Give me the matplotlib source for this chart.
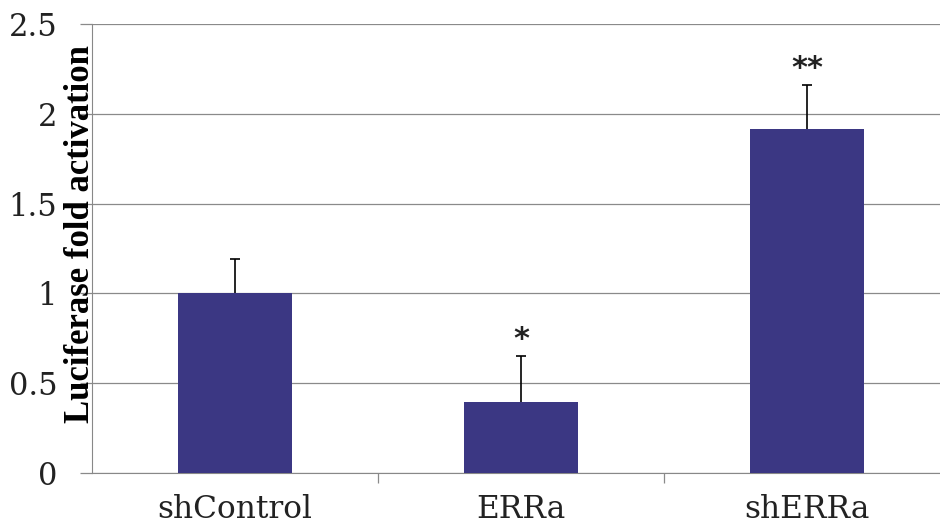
import matplotlib.pyplot as plt
import numpy as np

groups = ['shControl', 'ERRa', 'shERRa']
means  = [1.0, 0.395, 1.915]
errs   = [0.19, 0.255, 0.245]
stars  = ['', '*', '**']

bar_color = '#3b3783'

fig = plt.figure( figsize=(9.4, 5.25), dpi=100 )
ax = fig.add_axes( [0.0979, 0.099, 0.913, 0.855] )

x = np.arange( len(groups) )
ax.bar( x, means, width=0.4, color=bar_color, zorder=3 )
eb = ax.errorbar( x, means, yerr=[np.zeros(len(errs)), errs], fmt='none',
                  ecolor='black', elinewidth=1.2, capsize=3.5, capthick=1.2,
                  zorder=4 )
# only the upper cap is drawn in the original
eb[1][0].set_visible( False )

for xi, m, e, s in zip( x, means, errs, stars ):
  if s:
    ax.text( xi, m + e + 0.015, s, ha='center', va='bottom',
             fontsize=22, fontweight='bold', family='DejaVu Sans',
             color='#222222' )

ax.set_xlim( -0.5, 2.5 )
ax.set_ylim( 0, 2.5 )
ax.set_yticks( [0, 0.5, 1, 1.5, 2, 2.5] )
ax.set_yticklabels( ['0', '0.5', '1', '1.5', '2', '2.5'] )
ax.set_xticks( x )
ax.set_xticklabels( groups )
ax.set_xticks( [0.5, 1.5], minor=True )

ax.grid( axis='y', color='#8a8a8a', linewidth=0.9, zorder=0 )
for side in ['top', 'right']:
  ax.spines[side].set_visible( False )
ax.spines['left'].set_color( '#888888' )
ax.spines['bottom'].set_color( '#888888' )

ax.tick_params( axis='y', length=8.6, width=0.9, color='#8a8a8a', pad=16.5,
                labelsize=22 )
ax.tick_params( axis='x', which='major', length=0, pad=15, labelsize=22.5 )
ax.tick_params( axis='x', which='minor', length=7, width=0.9, color='#8a8a8a' )
for lab in ax.get_yticklabels() + ax.get_xticklabels():
  lab.set_family( 'DejaVu Serif' )
  lab.set_color( '#222222' )

ax.set_ylabel( 'Luciferase fold activation', fontsize=25, fontweight='bold',
               family='Liberation Serif' )
ax.yaxis.set_label_coords( 0.006, 0.532 )

plt.savefig( 'out.png', dpi=100 )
----------
**Task details**
Pull out each line of the listing that holds the string "matplotlib".

**Full solution**
Give me the matplotlib source for this chart.
import matplotlib.pyplot as plt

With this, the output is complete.